Every now and then you hear about some celebrity, bigwig, or tycoon filing for bankruptcy. You always ask yourself, “How could that happen? He had more money than God!” Then you go on to answer your own question: “Livin’ Large!”
For those of us who have no scratch to speak of, it seems absurd. We tend to say, “That would never happen to me! I would be smart. Not like that guy! No entourage packed limos headed out for a night of clubbing and $500 champagne (for everyone). No 200 million dollar house staffed by monkey butlers. I would invest!”
But what if it all creeps up on you?
This is the Money Curve, otherwise known as “Diminishing Marginal Utility“. It illustrates how the more money we have, the less important it becomes.
At the bottom of the curve we are broke, and spare change off the street is very crucial.
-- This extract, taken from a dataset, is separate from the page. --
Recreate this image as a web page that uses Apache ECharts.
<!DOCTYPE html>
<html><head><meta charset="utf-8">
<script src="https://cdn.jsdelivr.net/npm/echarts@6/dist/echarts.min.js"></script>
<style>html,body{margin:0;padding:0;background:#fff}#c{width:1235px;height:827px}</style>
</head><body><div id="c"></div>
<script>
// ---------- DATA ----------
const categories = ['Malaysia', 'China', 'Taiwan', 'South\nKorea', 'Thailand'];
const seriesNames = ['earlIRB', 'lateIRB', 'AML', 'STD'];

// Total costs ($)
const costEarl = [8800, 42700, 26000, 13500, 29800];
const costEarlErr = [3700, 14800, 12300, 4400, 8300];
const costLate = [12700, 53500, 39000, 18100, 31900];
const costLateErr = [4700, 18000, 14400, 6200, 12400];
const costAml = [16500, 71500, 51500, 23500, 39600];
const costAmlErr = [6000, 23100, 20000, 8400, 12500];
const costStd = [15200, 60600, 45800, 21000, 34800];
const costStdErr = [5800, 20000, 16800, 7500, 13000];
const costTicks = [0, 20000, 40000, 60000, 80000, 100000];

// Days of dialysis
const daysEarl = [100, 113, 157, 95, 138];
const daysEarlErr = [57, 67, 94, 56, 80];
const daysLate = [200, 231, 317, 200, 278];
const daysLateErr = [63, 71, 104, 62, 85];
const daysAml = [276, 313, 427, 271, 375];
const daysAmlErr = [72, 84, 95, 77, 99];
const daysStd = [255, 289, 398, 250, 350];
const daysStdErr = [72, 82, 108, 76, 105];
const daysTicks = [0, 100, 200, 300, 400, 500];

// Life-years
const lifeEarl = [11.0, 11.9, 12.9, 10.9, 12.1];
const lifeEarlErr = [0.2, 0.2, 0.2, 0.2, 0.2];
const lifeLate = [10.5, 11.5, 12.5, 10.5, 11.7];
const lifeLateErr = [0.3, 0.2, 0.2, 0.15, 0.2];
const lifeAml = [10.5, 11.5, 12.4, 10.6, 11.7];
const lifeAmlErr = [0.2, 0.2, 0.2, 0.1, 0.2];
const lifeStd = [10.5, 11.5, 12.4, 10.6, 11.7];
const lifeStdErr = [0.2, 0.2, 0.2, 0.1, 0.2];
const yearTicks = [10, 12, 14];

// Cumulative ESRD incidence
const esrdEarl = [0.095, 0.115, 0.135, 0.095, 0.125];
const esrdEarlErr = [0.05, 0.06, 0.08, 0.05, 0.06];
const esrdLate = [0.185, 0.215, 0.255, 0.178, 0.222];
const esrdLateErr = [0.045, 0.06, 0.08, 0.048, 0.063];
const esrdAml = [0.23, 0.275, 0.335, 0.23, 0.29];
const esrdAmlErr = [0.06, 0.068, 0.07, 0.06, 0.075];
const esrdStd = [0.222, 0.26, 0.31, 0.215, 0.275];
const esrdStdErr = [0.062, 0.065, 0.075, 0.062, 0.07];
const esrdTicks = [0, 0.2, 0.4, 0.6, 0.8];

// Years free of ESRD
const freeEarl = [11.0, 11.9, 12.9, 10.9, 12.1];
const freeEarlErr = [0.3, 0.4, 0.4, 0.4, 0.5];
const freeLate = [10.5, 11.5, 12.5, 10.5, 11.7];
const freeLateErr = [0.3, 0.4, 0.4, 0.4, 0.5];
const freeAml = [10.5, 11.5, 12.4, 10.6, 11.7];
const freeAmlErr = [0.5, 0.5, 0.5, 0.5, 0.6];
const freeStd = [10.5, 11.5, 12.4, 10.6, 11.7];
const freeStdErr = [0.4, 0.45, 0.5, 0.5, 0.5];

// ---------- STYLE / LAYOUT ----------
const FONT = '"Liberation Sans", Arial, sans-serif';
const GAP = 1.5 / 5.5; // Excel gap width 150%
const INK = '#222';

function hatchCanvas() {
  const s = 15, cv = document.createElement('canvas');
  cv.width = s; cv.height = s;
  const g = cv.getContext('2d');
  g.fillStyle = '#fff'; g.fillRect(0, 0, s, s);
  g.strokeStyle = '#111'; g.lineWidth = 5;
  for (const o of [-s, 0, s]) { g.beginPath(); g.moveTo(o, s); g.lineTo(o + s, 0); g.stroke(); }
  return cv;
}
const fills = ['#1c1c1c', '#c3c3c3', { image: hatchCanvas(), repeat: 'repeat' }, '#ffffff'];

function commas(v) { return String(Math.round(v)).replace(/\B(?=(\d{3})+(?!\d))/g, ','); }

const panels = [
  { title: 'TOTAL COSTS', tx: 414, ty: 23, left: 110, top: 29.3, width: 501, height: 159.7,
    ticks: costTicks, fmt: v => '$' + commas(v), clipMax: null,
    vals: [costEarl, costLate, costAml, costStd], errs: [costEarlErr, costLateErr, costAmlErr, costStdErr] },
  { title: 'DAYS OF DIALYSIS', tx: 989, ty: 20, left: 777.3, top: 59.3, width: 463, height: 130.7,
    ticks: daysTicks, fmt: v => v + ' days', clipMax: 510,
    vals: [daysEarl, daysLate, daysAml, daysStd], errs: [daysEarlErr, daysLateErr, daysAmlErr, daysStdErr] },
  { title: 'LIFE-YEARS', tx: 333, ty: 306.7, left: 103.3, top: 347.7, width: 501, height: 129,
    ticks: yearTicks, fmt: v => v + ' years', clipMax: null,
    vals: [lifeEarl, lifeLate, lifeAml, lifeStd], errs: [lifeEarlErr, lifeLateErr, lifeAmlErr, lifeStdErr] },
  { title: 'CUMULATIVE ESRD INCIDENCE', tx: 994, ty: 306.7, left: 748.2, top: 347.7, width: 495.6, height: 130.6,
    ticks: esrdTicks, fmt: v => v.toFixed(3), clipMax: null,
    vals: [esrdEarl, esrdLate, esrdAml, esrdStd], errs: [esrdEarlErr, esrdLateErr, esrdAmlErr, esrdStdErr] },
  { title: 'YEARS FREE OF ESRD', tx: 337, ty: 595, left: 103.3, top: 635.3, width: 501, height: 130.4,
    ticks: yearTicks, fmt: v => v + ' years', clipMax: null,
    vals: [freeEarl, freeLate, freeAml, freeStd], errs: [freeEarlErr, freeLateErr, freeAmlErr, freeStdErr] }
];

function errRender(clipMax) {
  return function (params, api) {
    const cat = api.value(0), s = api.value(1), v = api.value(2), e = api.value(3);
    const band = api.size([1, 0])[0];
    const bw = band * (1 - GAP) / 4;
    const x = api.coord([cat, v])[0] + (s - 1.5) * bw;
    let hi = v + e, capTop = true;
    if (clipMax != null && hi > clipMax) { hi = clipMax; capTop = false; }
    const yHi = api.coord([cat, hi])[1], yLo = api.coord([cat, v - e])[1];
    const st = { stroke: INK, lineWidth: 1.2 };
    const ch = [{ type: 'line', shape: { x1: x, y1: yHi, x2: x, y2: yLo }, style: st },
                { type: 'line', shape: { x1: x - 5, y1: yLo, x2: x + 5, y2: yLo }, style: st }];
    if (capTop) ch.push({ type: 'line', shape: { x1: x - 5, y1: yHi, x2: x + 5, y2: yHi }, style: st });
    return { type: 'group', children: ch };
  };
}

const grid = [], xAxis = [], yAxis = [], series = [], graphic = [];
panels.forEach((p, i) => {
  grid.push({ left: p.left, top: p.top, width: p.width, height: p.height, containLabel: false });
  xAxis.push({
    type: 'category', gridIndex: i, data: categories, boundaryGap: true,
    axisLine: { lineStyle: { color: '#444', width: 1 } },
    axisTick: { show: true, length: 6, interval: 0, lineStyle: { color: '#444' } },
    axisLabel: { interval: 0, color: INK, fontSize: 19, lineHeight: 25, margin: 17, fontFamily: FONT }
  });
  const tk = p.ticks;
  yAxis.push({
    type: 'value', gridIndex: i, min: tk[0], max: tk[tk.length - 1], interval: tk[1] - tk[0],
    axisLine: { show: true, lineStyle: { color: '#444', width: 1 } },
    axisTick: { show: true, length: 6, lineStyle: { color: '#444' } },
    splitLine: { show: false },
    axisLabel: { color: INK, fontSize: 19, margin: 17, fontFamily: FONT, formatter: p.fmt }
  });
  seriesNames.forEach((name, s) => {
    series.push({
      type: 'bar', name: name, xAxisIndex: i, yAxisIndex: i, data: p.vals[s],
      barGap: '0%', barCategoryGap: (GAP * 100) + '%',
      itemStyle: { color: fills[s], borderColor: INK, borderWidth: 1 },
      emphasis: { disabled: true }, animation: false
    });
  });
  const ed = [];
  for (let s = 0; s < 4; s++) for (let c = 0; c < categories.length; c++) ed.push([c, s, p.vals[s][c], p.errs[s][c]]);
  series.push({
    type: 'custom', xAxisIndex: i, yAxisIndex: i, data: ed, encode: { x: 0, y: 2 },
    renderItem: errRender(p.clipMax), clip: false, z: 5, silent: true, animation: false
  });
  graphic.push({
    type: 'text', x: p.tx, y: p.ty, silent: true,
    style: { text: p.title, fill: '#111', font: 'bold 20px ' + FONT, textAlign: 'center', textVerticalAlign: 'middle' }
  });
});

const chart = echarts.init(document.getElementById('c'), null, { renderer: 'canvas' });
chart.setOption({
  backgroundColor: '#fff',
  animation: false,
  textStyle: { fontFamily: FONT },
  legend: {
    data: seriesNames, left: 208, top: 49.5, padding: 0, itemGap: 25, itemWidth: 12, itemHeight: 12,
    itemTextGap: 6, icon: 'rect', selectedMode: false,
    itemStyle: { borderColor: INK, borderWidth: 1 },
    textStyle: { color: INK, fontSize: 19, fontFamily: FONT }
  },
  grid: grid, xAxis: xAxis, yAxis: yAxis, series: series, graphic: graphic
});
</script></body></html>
The percentage gains at this stage are staggering. If someone with a penny is given a dollar, his net worth has just increased by 10000% (statistics are often re-framed in just such a manner in order to deceive). It sounds impressive until you find out we’re talking pennies, here.
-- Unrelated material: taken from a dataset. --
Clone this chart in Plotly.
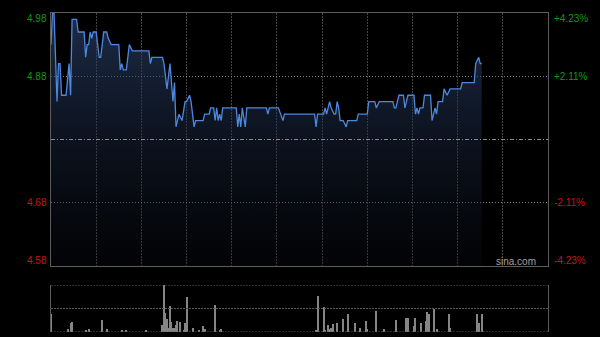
import plotly.graph_objects as go

# ---- data (minutes since open, price) ----
price_t = [0, 1, 2, 4, 5, 6, 7, 10, 12, 13, 14, 17, 18, 22, 23, 24, 25, 26, 27, 28, 30,
           32, 33, 35, 37, 38, 40, 45, 46, 47, 48, 50, 52, 54, 65, 66, 67, 74, 75, 77,
           79, 81, 82, 83, 85, 87, 89, 90, 92, 93, 95, 96, 101, 102, 105, 106, 108, 109,
           110, 111, 112, 113, 114, 123, 124, 125, 126, 127, 129, 130, 143, 144, 145, 151,
           154, 155, 175, 176, 177, 181, 182, 183, 185, 186, 188, 189, 190, 191, 192, 194,
           196, 197, 203, 204, 210, 211, 215, 216, 218, 227, 228, 229, 231, 234, 235, 237,
           241, 242, 243, 244, 245, 247, 248, 252, 253, 255, 256, 257, 260, 261, 263, 265,
           272, 273, 281, 282, 284, 285, 286]
price_v = [4.93, 4.98, 4.98, 4.84, 4.90, 4.90, 4.85, 4.85, 4.90, 4.85, 4.97, 4.97, 4.95, 4.95,
           4.91, 4.93, 4.93, 4.95, 4.94, 4.95, 4.95, 4.91, 4.91, 4.95, 4.95, 4.94, 4.93, 4.93,
           4.89, 4.90, 4.89, 4.89, 4.93, 4.92, 4.92, 4.90, 4.91, 4.91, 4.90, 4.86, 4.90, 4.84,
           4.87, 4.80, 4.82, 4.81, 4.84, 4.84, 4.85, 4.84, 4.80, 4.81, 4.81, 4.82, 4.82, 4.83,
           4.83, 4.81, 4.83, 4.81, 4.82, 4.81, 4.83, 4.83, 4.80, 4.82, 4.80, 4.83, 4.80, 4.83,
           4.83, 4.82, 4.83, 4.83, 4.81, 4.82, 4.82, 4.80, 4.82, 4.82, 4.83, 4.82, 4.84, 4.83,
           4.82, 4.82, 4.84, 4.83, 4.81, 4.81, 4.80, 4.81, 4.81, 4.82, 4.82, 4.84, 4.84, 4.83,
           4.84, 4.84, 4.83, 4.83, 4.85, 4.85, 4.83, 4.85, 4.85, 4.82, 4.83, 4.82, 4.83, 4.83,
           4.85, 4.85, 4.81, 4.83, 4.82, 4.84, 4.84, 4.86, 4.85, 4.86, 4.86, 4.87, 4.87, 4.90,
           4.91, 4.90, 4.90]

vol_t = [0, 11, 13, 14, 23, 25, 34, 37, 47, 50, 63, 74, 75, 76, 77, 78, 79, 80, 81, 82, 83,
         84, 86, 88, 89, 90, 94, 98, 101, 102, 109, 112, 113, 176, 177, 181, 182, 184, 185,
         186, 187, 190, 194, 197, 202, 205, 209, 210, 216, 221, 229, 236, 237, 241, 242, 246,
         249, 250, 251, 254, 256, 264, 265, 283, 284, 286]
vol_v = [38, 6, 20, 22, 3, 6, 26, 6, 4, 4, 3, 15, 100, 41, 28, 8, 55, 22, 8, 8, 15,
         24, 21, 4, 20, 75, 8, 4, 13, 6, 57, 4, 6, 4, 77, 53, 5, 15, 6,
         9, 17, 20, 28, 38, 20, 8, 23, 6, 45, 6, 26, 30, 30, 13, 30, 20,
         24, 43, 38, 48, 6, 38, 9, 38, 20, 38]

left_vals = [4.98, 4.88, 4.68, 4.58]
left_labels = ["4.98", "4.88", "4.68", "4.58"]
right_labels = ["+4.23%", "+2.11%", "-2.11%", "-4.23%"]
prev_close = 4.78

W, H = 600, 337
X0, X1 = 51, 548
GREEN, RED = "#0f9a0f", "#d01010"
FONT = "Liberation Sans, Arial, sans-serif"

fig = go.Figure()
fig.add_trace(go.Scatter(
    x=price_t, y=price_v, mode="lines",
    line=dict(color="#4d88de", width=1.3),
    fill="tozeroy",
    fillgradient=dict(type="vertical",
                      colorscale=[[0, "rgba(10,14,24,0.25)"], [1, "rgba(48,74,120,0.6)"]],
                      start=4.58, stop=4.98),
    hoverinfo="skip", xaxis="x", yaxis="y"))
fig.add_trace(go.Bar(
    x=vol_t, y=vol_v, width=0.7,
    marker=dict(color="#858585", line_width=0),
    hoverinfo="skip", xaxis="x2", yaxis="y2"))

shapes = [
    dict(type="line", xref="x domain", yref="y", x0=0, x1=1, y0=prev_close, y1=prev_close,
         line=dict(color="#8a8a8a", width=1, dash="4px,2px,1px,2px")),
]
for v in [0, 50, 100]:
    shapes.append(dict(type="line", xref="x2 domain", yref="y2", x0=0, x1=1, y0=v, y1=v,
                       line=dict(color="#5a5a5a", width=1, dash="2px,1px")))

ann = []
for i, (v, lt, rt) in enumerate(zip(left_vals, left_labels, right_labels)):
    col = GREEN if v > prev_close else RED
    ys = -5 if i == 0 else (6 if i == 3 else 0)
    ann.append(dict(xref="paper", yref="y", x=(X0 - 2) / W, y=v, yshift=ys, text=lt,
                    showarrow=False, xanchor="right", yanchor="middle",
                    font=dict(color=col, size=10, family=FONT)))
    ann.append(dict(xref="paper", yref="y", x=(X1 + 4) / W, y=v, yshift=ys, text=rt,
                    showarrow=False, xanchor="left", yanchor="middle",
                    font=dict(color=col, size=10, family=FONT)))
ann.append(dict(xref="paper", yref="paper", x=538 / W, y=1 - 261 / H, text="sina.com",
                showarrow=False, xanchor="right", yanchor="middle",
                font=dict(color="#a0a0a0", size=10, family=FONT)))

fig.update_layout(
    width=W, height=H, margin=dict(l=0, r=0, t=0, b=0),
    paper_bgcolor="#000000", plot_bgcolor="#000000",
    showlegend=False, bargap=0,
    shapes=shapes, annotations=ann,
    xaxis=dict(domain=[X0 / W, X1 / W], range=[0, 330], tick0=0, dtick=30,
               showgrid=True, gridcolor="#444444", griddash="2px,1px", gridwidth=1,
               showticklabels=False, ticks="", zeroline=False,
               showline=True, linecolor="#5c5c5c", linewidth=1, mirror=True),
    yaxis=dict(domain=[1 - 266 / H, 1 - 13 / H], range=[4.58, 4.98],
               tickvals=[4.68, 4.88], showgrid=True, gridcolor="#808080",
               griddash="1px,2px", showticklabels=False, ticks="", zeroline=False,
               showline=True, linecolor="#5c5c5c", linewidth=1, mirror=True),
    xaxis2=dict(domain=[X0 / W, X1 / W], range=[0, 330], anchor="y2",
                showgrid=False, showticklabels=False, ticks="", zeroline=False,
                showline=False),
    yaxis2=dict(domain=[1 - 332 / H, 1 - 285 / H], range=[0, 100], anchor="x2",
                showgrid=False, showticklabels=False, ticks="", zeroline=False,
                showline=True, linecolor="#5c5c5c", linewidth=1, mirror=True),
)

fig.write_html("out.html")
At this point there is no net worth, all money is spent on survival. But as income increases and we travel up the curve, excess cash can be accumulated and spent on capital improvements.
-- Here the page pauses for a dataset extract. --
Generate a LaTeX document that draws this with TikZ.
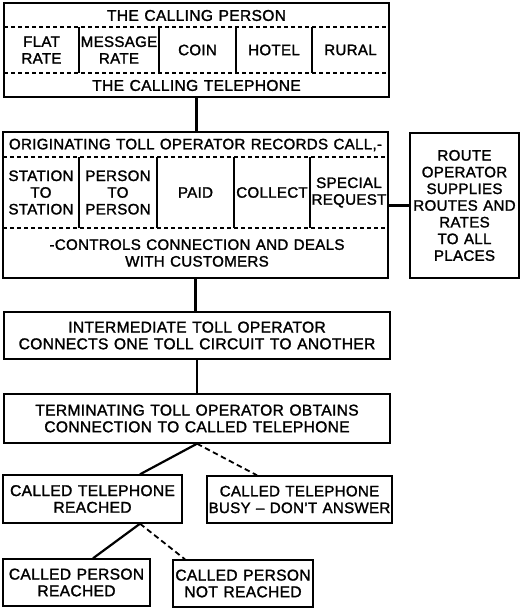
\documentclass[tikz,border=0pt]{standalone}
\usepackage{fontspec}
\setmainfont{Liberation Sans}[LetterSpace=2,FakeBold=1.6,WordSpace=1.2]
\tikzset{
  box/.style={draw,line width=1.4pt,minimum width=#1,inner sep=0pt},
  txt/.style={align=center,inner sep=0pt,font=\fontsize{15.6}{16.7}\selectfont},
  cell/.style={txt,font=\fontsize{15.1}{16.7}\selectfont},
  sep/.style={line width=1.2pt,dash pattern=on 4pt off 3pt},
  div/.style={line width=1.2pt},
  link/.style={line width=2.2pt},
  maybe/.style={line width=1.8pt,dash pattern=on 5.5pt off 3.5pt},
}
\begin{document}
\begin{tikzpicture}[x=1pt,y=-1pt]
\useasboundingbox (0,0) rectangle (526,610);
% Box 1
\node[box=385pt,minimum height=94pt] (caller) at (196.5,50) {};
\draw[sep] (4,27) -- (389,27);
\draw[sep] (4,73) -- (389,73);
\foreach \x in {79,159,236,312} \draw[div] (\x,27) -- (\x,73);
\node[txt] (cperson) at (196.5,15.5) {THE CALLING PERSON};
\node[cell] (flat) at (41.5,50) {FLAT\\RATE};
\node[cell] (msg) at (119,50) {MESSAGE\\RATE};
\node[cell] (coin) at (197.5,50) {COIN};
\node[cell] (hotel) at (274,50) {HOTEL};
\node[cell] (rural) at (350.5,50) {RURAL};
\node[txt] (ctel) at (196.5,85.5) {THE CALLING TELEPHONE};
% Box 2
\node[box=385pt,minimum height=146pt] (orig) at (195.5,205) {};
\draw[sep] (3,157) -- (388,157);
\draw[sep] (3,228) -- (388,228);
\foreach \x in {79,157,234,310} \draw[div] (\x,157) -- (\x,228);
\node[cell] (records) at (195.5,145) {ORIGINATING TOLL OPERATOR RECORDS CALL,-};
\node[cell] (s2s) at (41,192.5) {STATION\\TO\\STATION};
\node[cell] (p2p) at (118,192.5) {PERSON\\TO\\PERSON};
\node[cell] (paid) at (195.5,192.5) {PAID};
\node[cell] (collect) at (272,192.5) {COLLECT};
\node[cell] (special) at (349,192.5) {SPECIAL\\REQUEST};
\node[cell] (controls) at (197,253) {-CONTROLS CONNECTION AND DEALS\\WITH CUSTOMERS};
% Route box
\node[box=109pt,minimum height=145pt,cell] (route) at (464.5,205.5) {ROUTE\\OPERATOR\\SUPPLIES\\ROUTES AND\\RATES\\TO ALL\\PLACES};
% Lower boxes
\node[box=386pt,minimum height=47pt,txt] (inter) at (197,335.5) {INTERMEDIATE TOLL OPERATOR\\CONNECTS ONE TOLL CIRCUIT TO ANOTHER};
\node[box=386pt,minimum height=49pt,txt] (term) at (197,418.5) {TERMINATING TOLL OPERATOR OBTAINS\\CONNECTION TO CALLED TELEPHONE};
\node[box=179pt,minimum height=48pt,txt] (telreached) at (92.5,499) {CALLED TELEPHONE\\REACHED};
\node[box=185pt,minimum height=47pt,cell] (busy) at (299.5,499.5) {CALLED TELEPHONE\\BUSY – DON’T ANSWER};
\node[box=147pt,minimum height=47pt,txt] (preached) at (76.5,582.5) {CALLED PERSON\\REACHED};
\node[box=140pt,minimum height=47pt,txt] (pnot) at (243,583.5) {CALLED PERSON\\NOT REACHED};
% Connectors
\draw[link] (caller.south) -- (caller.south |- orig.north);
\draw[link] (orig.east |- route.west) -- (route.west);
\draw[link] (orig.south) -- (orig.south |- inter.north);
\draw[link] (inter.south) -- (inter.south |- term.north);
\draw[link] (term.south) -- ([xshift=47.5pt]telreached.north);
\draw[maybe] (term.south) -- ([xshift=-42.5pt]busy.north);
\draw[link] ([xshift=47.5pt]telreached.south) -- ([xshift=16.5pt]preached.north);
\draw[maybe] ([xshift=47.5pt]telreached.south) -- ([xshift=-58pt]pnot.north);
\end{tikzpicture}
\end{document}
And at a certain point, the phenomenon known as “Disposable Income” begins to appear. This is where the curve begins its first gradual shift from hyperbolic rise to gently climbing slope. You can now buy a pizza. Rent a movie. Afford a girlfriend!
As more and more wealth is accumulated, money becomes less and less important. One tends to think of it like air – which you never notice until it’s gone. The curve continues to rise, however gently, due to “Lifestyle Inflation“. This is where more money is spent on fancy basics (expensive house, exotic car), simply because it can. The most successful avoid this trap. You would never guess that your average suburban next-door neighbor is worth upwards of 7 figures, at least, not by his lifestyle. Although this can be carried to extremes. One millionaire nightclub owner I once knew would wear bummy clothes, and a rope for a belt. When opening a new club, he would direct traffic in the parking lot himself, rather than hire someone. Thinking he was indigent, patrons would give him dollar bills, which he would gleefully stuff in his pocket! This particular breed of wealthy individual never leaves the near-vertical section of the money curve – no matter how much wealth he accumulates.
J. Paul Getty, billionaire and world class miser, was the quintessential example. He installed a payphone in his mansion for the use of workers, staff, and guests, and when asked, “How much money is enough?”, he replied, “Just a few million more!”